Chemical vapour deposition (CVD) is a coating process that uses thermally induced chemical reactions at the surface of a heated substrate, with reagents supplied in gaseous form. It is a vacuum deposition method used to produce high quality, high-performance, solid materials. CVD is a widely used technique to make 2D nanomaterials and thin films on solid substrates. The process is often used in the semiconductor industry to produce thin films. CVG reactors must be designed to control film parameters such as film thickness, crystal structure, surface morphology, the composition of the film, etc.
In typical CVD, the wafer (substrate) is exposed to one or more volatile precursors, which react and/or decompose on the substrate surface to produce the desired deposit. In this technique, the precursors, gas or vapor, can react or decompose on the preselected substrate at high temperature and vacuum in a chamber.

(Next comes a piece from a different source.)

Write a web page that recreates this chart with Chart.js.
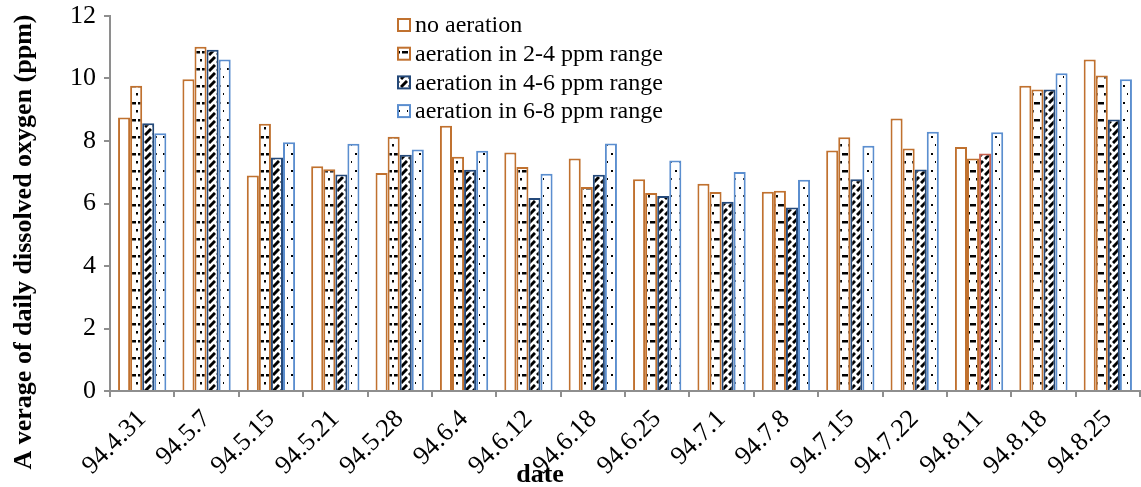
<!DOCTYPE html>
<html>
<head>
<meta charset="utf-8">
<script src="https://cdn.jsdelivr.net/npm/chart.js@4/dist/chart.umd.min.js"></script>
<style>
  html, body { margin: 0; padding: 0; background: #fff; }
  #wrap { width: 1141px; height: 487px; }
</style>
</head>
<body>
<div id="wrap"><canvas id="c" width="1141" height="487"></canvas></div>
<script>
// ---- Data ----
var DATES = ['94.4.31', '94.5.7', '94.5.15', '94.5.21', '94.5.28', '94.6.4', '94.6.12', '94.6.18',
             '94.6.25', '94.7.1', '94.7.8', '94.7.15', '94.7.22', '94.8.11', '94.8.18', '94.8.25'];
var NO_AERATION = [8.75, 9.98, 6.90, 7.19, 6.98, 8.49, 7.63, 7.44, 6.78, 6.63, 6.38, 7.70, 8.72, 7.81, 9.77, 10.61];
var AER_2_4     = [9.77, 11.02, 8.55, 7.10, 8.14, 7.50, 7.17, 6.53, 6.34, 6.37, 6.41, 8.12, 7.76, 7.44, 9.65, 10.10];
var AER_4_6     = [8.57, 10.92, 7.47, 6.93, 7.56, 7.08, 6.18, 6.92, 6.24, 6.06, 5.87, 6.78, 7.09, 7.60, 9.65, 8.69];
var AER_6_8     = [8.25, 10.61, 7.96, 7.91, 7.73, 7.69, 6.95, 7.92, 7.38, 7.01, 6.76, 7.85, 8.30, 8.28, 10.17, 9.98];
var SERIES_NAMES = ['no aeration', 'aeration in 2-4 ppm range', 'aeration in 4-6 ppm range', 'aeration in 6-8 ppm range'];
var Y_MIN = 0, Y_MAX = 12, Y_STEP = 2;

var ORANGE = '#c0712f', DARK_BLUE = '#24497a', LIGHT_BLUE = '#5b8ecf', AXIS = '#8e8e8e';
var SERIF = '"Liberation Serif", "Times New Roman", serif';

// ---- Fill patterns (Excel-like) ----
function makeTile(w, h, draw) {
  var t = document.createElement('canvas');
  t.width = w; t.height = h;
  var x = t.getContext('2d');
  x.fillStyle = '#fff'; x.fillRect(0, 0, w, h);
  x.fillStyle = '#000'; x.strokeStyle = '#000';
  draw(x);
  return x.createPattern(t, 'repeat');
}
var PAT_DASH = makeTile(8, 17, function (x) { x.fillRect(2, 0, 6, 2.5); x.fillRect(0, 8, 2, 2.5); });
var PAT_DIAG = makeTile(8, 8, function (x) {
  x.lineWidth = 3; x.lineCap = 'butt';
  x.beginPath(); x.moveTo(1, 7); x.lineTo(7, 1); x.stroke();
});
var PAT_DOT = makeTile(8, 17, function (x) { x.fillRect(3, 0, 2, 2); x.fillRect(7, 8, 1, 2); });

// one odd bar (94.8.11, 4-6 ppm) has a reddish outline in the original
var border46 = DATES.map(function (d) { return d === '94.8.11' ? '#c9614f' : DARK_BLUE; });

var FILLS = ['#fff', PAT_DASH, PAT_DIAG, PAT_DOT];
var BORDERS = [ORANGE, ORANGE, DARK_BLUE, LIGHT_BLUE];

// ---- Custom legend + axis titles ----
var decor = {
  id: 'decor',
  afterDraw: function (chart) {
    var ctx = chart.ctx;
    ctx.save();
    // legend inside the plot
    ctx.font = '24px ' + SERIF;
    ctx.textBaseline = 'middle';
    SERIES_NAMES.forEach(function (name, i) {
      var y = 25 + i * 28.7;
      ctx.fillStyle = FILLS[i];
      ctx.fillRect(398, y - 6, 12, 12);
      ctx.strokeStyle = BORDERS[i]; ctx.lineWidth = 2;
      ctx.strokeRect(398, y - 6, 12, 12);
      ctx.fillStyle = '#000';
      ctx.fillText(name, 415, y + 1);
    });
    // axis titles
    ctx.font = 'bold 26px ' + SERIF;
    ctx.textAlign = 'center';
    ctx.textBaseline = 'alphabetic';
    ctx.fillText('date', 540, 482);
    ctx.translate(31, 242);
    ctx.rotate(-Math.PI / 2);
    ctx.font = 'bold 26px ' + SERIF;
    ctx.fillText('A verage of daily dissolved oxygen (ppm)', 0, 0);
    ctx.restore();
  }
};

new Chart(document.getElementById('c'), {
  type: 'bar',
  data: {
    labels: DATES,
    datasets: [
      { label: SERIES_NAMES[0], data: NO_AERATION, backgroundColor: FILLS[0], borderColor: ORANGE, borderWidth: 2 },
      { label: SERIES_NAMES[1], data: AER_2_4, backgroundColor: FILLS[1], borderColor: ORANGE, borderWidth: 2 },
      { label: SERIES_NAMES[2], data: AER_4_6, backgroundColor: FILLS[2], borderColor: border46, borderWidth: 2 },
      { label: SERIES_NAMES[3], data: AER_6_8, backgroundColor: FILLS[3], borderColor: LIGHT_BLUE, borderWidth: 2 }
    ]
  },
  options: {
    responsive: false,
    animation: false,
    layout: { padding: { top: 16, right: 1, left: 0, bottom: 0 } },
    datasets: { bar: { categoryPercentage: 0.75, barPercentage: 1, borderSkipped: 'bottom' } },
    plugins: { legend: { display: false }, tooltip: { enabled: false } },
    scales: {
      x: {
        grid: { display: true, drawOnChartArea: false, drawTicks: true, tickLength: 6, color: AXIS, lineWidth: 2, offset: true },
        border: { color: AXIS, width: 2 },
        ticks: { color: '#000', font: { family: SERIF, size: 26 }, minRotation: 45, maxRotation: 45, autoSkip: false, padding: 7 },
        afterFit: function (s) { s.height = 96; s.paddingLeft = 0; s.paddingRight = 0; }
      },
      y: {
        min: Y_MIN, max: Y_MAX,
        grid: { display: true, drawOnChartArea: false, drawTicks: true, tickLength: 6, color: AXIS, lineWidth: 2 },
        border: { color: AXIS, width: 2 },
        ticks: { stepSize: Y_STEP, color: '#000', font: { family: SERIF, size: 26 }, padding: 8 },
        afterFit: function (s) { s.width = 110; s.paddingTop = 0; s.paddingBottom = 0; }
      }
    }
  },
  plugins: [decor]
});
</script>
</body>
</html>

Frequently, volatile by-products are also produced, which are removed by gas flow through the reaction chamber. CVD is a parent to a family of processes whereby a solid material is deposited from vapor by a chemical reaction occurring on or in the vicinity of a normally heated substrate surface.
Microfabrication processes widely use CVD to deposit materials in various forms, including – monocrystalline, polycrystalline, amorphous, and epitaxial. These materials include – silicon, carbon, fluorocarbons, filaments, tungsten, titanium nitride, and various high-k dielectrics. A characteristic feature of the CVD technique is its excellent throwing power, enabling the production of coatings of uniform thickness and properties with a low porosity even on substrates of complicated shape.
CVD is commonly used to deposit conformal films and augment substrate surfaces in ways that more traditional surface modification techniques are not capable of. The simplest CVD process involves the pyrolytic decomposition of a gaseous compound on the substrate to provide a coating of a solid reaction product. CVD is extremely useful in the process of atomic layer deposition at depositing extremely thin layers of material. A key advantage of the CVD process lies in the fact that the reactants used are gases, thereby taking advantage of the many characteristics of gases.
A variety of applications for such films exist. Gallium arsenide is used in some integrated circuits (ICs) and photovoltaic devices. Amorphous polysilicon is used in photovoltaic devices. Certain carbides and nitrides confer wear-resistance. The CVD of metal-organic frameworks, a class of crystalline nanoporous materials, has recently been demonstrated. CVD offers many advantages over other deposition processes. These include a wide range of coating materials based on metals, alloys, and ceramics.